>> Begin Records for this task

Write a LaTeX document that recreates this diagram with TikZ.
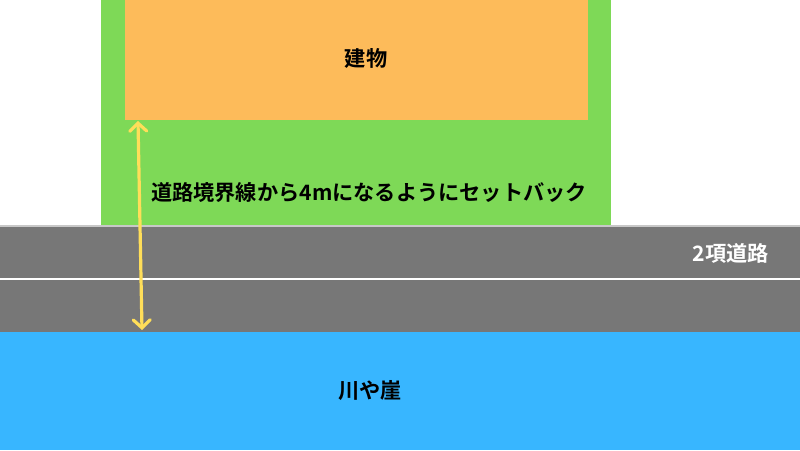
\documentclass[tikz,border=0pt]{standalone}
\usepackage{fontspec}
\setmainfont{Noto Sans CJK JP}[BoldFont={* Bold}]
\usetikzlibrary{arrows.meta}
\definecolor{grn}{HTML}{7ED957}
\definecolor{org}{HTML}{FDBB5A}
\definecolor{road}{HTML}{777777}
\definecolor{roadedge}{HTML}{C8C8C8}
\definecolor{sea}{HTML}{38B6FF}
\definecolor{yel}{HTML}{FFDE59}
\tikzset{
  lbl/.style={font=\fontsize{21.2}{25}\selectfont\bfseries, inner sep=0pt},
  dim/.style={yel, line width=3.2pt, line cap=round, {Straight Barb[length=8pt,width=17pt,line cap=round]}-{Straight Barb[length=8pt,width=17pt,line cap=round]}}
}
\begin{document}
\begin{tikzpicture}[x=1pt,y=-1pt]
\useasboundingbox (0,0) rectangle (800,450);
\fill[white] (0,0) rectangle (800,450);
\fill[grn] (101,0) rectangle (611,225.5);
\fill[org] (125,0) rectangle (588,120);
\fill[road] (0,225.5) rectangle (800,331.5);
\draw[roadedge, line width=1.2pt] (0,226) -- (800,226);
\draw[white, line width=1.5pt] (0,279) -- (800,279);
\fill[sea] (0,331.5) rectangle (800,450);
\coordinate (top) at (138,121);
\coordinate (bot) at (142,330);
\draw[dim] (top) -- (bot);
\node[lbl] (bld) at (366,58) {建物};
\node[lbl] (sb) at (369,192) {道路境界線から4mになるようにセットバック};
\node[lbl, text=white] (rd) at (731,253) {2項道路};
\node[lbl] (rv) at (370,391) {川や崖};
\end{tikzpicture}
\end{document}
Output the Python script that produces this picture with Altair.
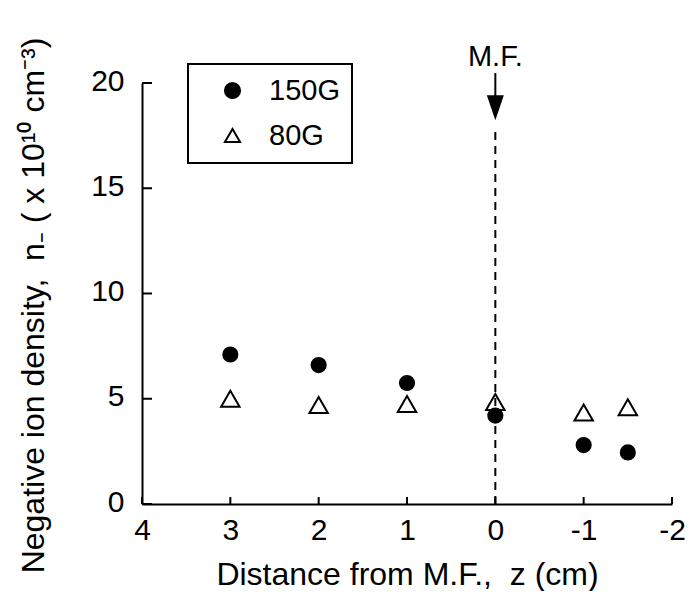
import altair as alt
import pandas as pd

# ---- data ----
z = [3, 2, 1, 0, -1, -1.5]
n_150G = [7.1, 6.6, 5.75, 4.2, 2.8, 2.45]
n_80G = [5.0, 4.7, 4.75, 4.85, 4.35, 4.6]
series = ["150G", "80G"]
x_ticks = [4, 3, 2, 1, 0, -1, -2]
y_ticks = [0, 5, 10, 15, 20]

# M.F. marker annotation (data units)
mf_label = ["M.F."]
mf_z = [0]
mf_label_y = [20.8]
mf_dash_top = [17.9]
mf_arrow_top = [20.47]
mf_arrow_base = [19.35]
mf_head_y = [18.83]

df = pd.DataFrame({
    "z": z * 2,
    "n": n_80G + n_150G,
    "series": ["80G"] * len(z) + ["150G"] * len(z),
})

W, H = 530, 421
FONT = "Liberation Sans"
NB = "\u00a0"

xscale = alt.Scale(domain=[-2, 4], reverse=True, nice=False)
yscale = alt.Scale(domain=[0, 20], nice=False)

xaxis = alt.Axis(
    values=x_ticks, title=f"Distance from M.F.,{NB}{NB}z (cm)",
    ticks=False, tickSize=0, grid=False,
    domainWidth=2, domainColor="black",
    labelFontSize=30, labelFont=FONT, labelColor="black",
    labelPadding=11, labelFlush=False, labelExpr="'' + datum.value",
    titleFontSize=32, titleFont=FONT, titleFontWeight="normal",
    titleColor="black", titleY=80, titleBaseline="alphabetic",
)
yaxis = alt.Axis(
    values=y_ticks,
    title=f"Negative ion density,{NB}{NB}n\u208b{NB}( x 10\u00b9\u2070 cm\u207b\u00b3)",
    ticks=False, tickSize=0, grid=False,
    domainWidth=2, domainColor="black",
    labelFontSize=30, labelFont=FONT, labelColor="black",
    labelPadding=18, labelOffset=-2, labelFlush=False, labelExpr="'' + datum.value",
    titleFontSize=32, titleFont=FONT, titleFontWeight="normal",
    titleColor="black", titleX=-99, titleY=222,
    titleBaseline="alphabetic",
)

legend = alt.Legend(
    title=None, orient="none", legendX=46, legendY=-19,
    strokeColor="black", padding=12, rowPadding=15,
    labelFontSize=29, labelFont=FONT, labelColor="black",
    symbolOffset=18, labelOffset=22,
    symbolStrokeColor="black", symbolStrokeWidth=2, symbolSize=230,
)

points = alt.Chart(df).mark_point(
    strokeWidth=2, opacity=1, fillOpacity=1, strokeOpacity=1
).encode(
    x=alt.X("z:Q", scale=xscale, axis=xaxis),
    y=alt.Y("n:Q", scale=yscale, axis=yaxis),
    shape=alt.Shape("series:N", scale=alt.Scale(domain=series, range=["circle", "triangle-up"]), legend=legend),
    fill=alt.Fill("series:N", scale=alt.Scale(domain=series, range=["black", "transparent"]), legend=legend),
    stroke=alt.Stroke("series:N", scale=alt.Scale(domain=series, range=["black", "black"]), legend=legend),
    size=alt.condition(alt.datum.series == "150G", alt.value(200), alt.value(340)),
)

tick_x = alt.Chart(pd.DataFrame({"t": x_ticks})).mark_rule(color="black", strokeWidth=2).encode(
    x=alt.X("t:Q", scale=xscale, axis=xaxis),
    y=alt.value(H), y2=alt.value(H - 7),
)
tick_y = alt.Chart(pd.DataFrame({"t": y_ticks})).mark_rule(color="black", strokeWidth=2).encode(
    y=alt.Y("t:Q", scale=yscale, axis=yaxis),
    x=alt.value(0), x2=alt.value(10),
)

mf = pd.DataFrame({
    "z": mf_z, "label": mf_label, "ly": mf_label_y,
    "dtop": mf_dash_top, "atop": mf_arrow_top, "abase": mf_arrow_base,
    "hy": mf_head_y, "zero": [0],
})
base_mf = alt.Chart(mf)
dash = base_mf.mark_rule(color="black", strokeWidth=2, strokeDash=[8, 6]).encode(
    x=alt.X("z:Q", scale=xscale, axis=xaxis),
    y=alt.Y("zero:Q", scale=yscale, axis=yaxis), y2="dtop:Q",
)
arrow_line = base_mf.mark_rule(color="black", strokeWidth=2).encode(
    x=alt.X("z:Q", scale=xscale, axis=xaxis),
    y=alt.Y("atop:Q", scale=yscale, axis=yaxis), y2="abase:Q",
)
arrow_head = base_mf.mark_point(
    shape="M-0.68,-1L0.68,-1L0,1Z", filled=True, color="black", size=625, opacity=1
).encode(
    x=alt.X("z:Q", scale=xscale, axis=xaxis),
    y=alt.Y("hy:Q", scale=yscale, axis=yaxis),
)
mf_text = base_mf.mark_text(
    font=FONT, fontSize=29, color="black", align="center", baseline="alphabetic"
).encode(
    x=alt.X("z:Q", scale=xscale, axis=xaxis),
    y=alt.Y("ly:Q", scale=yscale, axis=yaxis),
    text="label:N",
)

chart = alt.layer(
    dash, arrow_line, arrow_head, mf_text, tick_x, tick_y, points
).properties(
    width=W, height=H,
    autosize=alt.AutoSizeParams(type="none"),
    padding={"left": 134, "top": 75, "right": 14, "bottom": 87},
).configure_view(stroke=None).configure_legend(strokeWidth=2)

chart.save("out.html", embed_options={"renderer": "svg", "actions": False})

>> End Records for this task

*Direction*.
Output exactly the lines above, from the line with "Output the Python" to the line with "y_ticks = [0, 5, 10, 15, 20]", both included; skip the pictures.

*Reply to the task*.
Output the Python script that produces this picture with Altair.
import altair as alt
import pandas as pd

# ---- data ----
z = [3, 2, 1, 0, -1, -1.5]
n_150G = [7.1, 6.6, 5.75, 4.2, 2.8, 2.45]
n_80G = [5.0, 4.7, 4.75, 4.85, 4.35, 4.6]
series = ["150G", "80G"]
x_ticks = [4, 3, 2, 1, 0, -1, -2]
y_ticks = [0, 5, 10, 15, 20]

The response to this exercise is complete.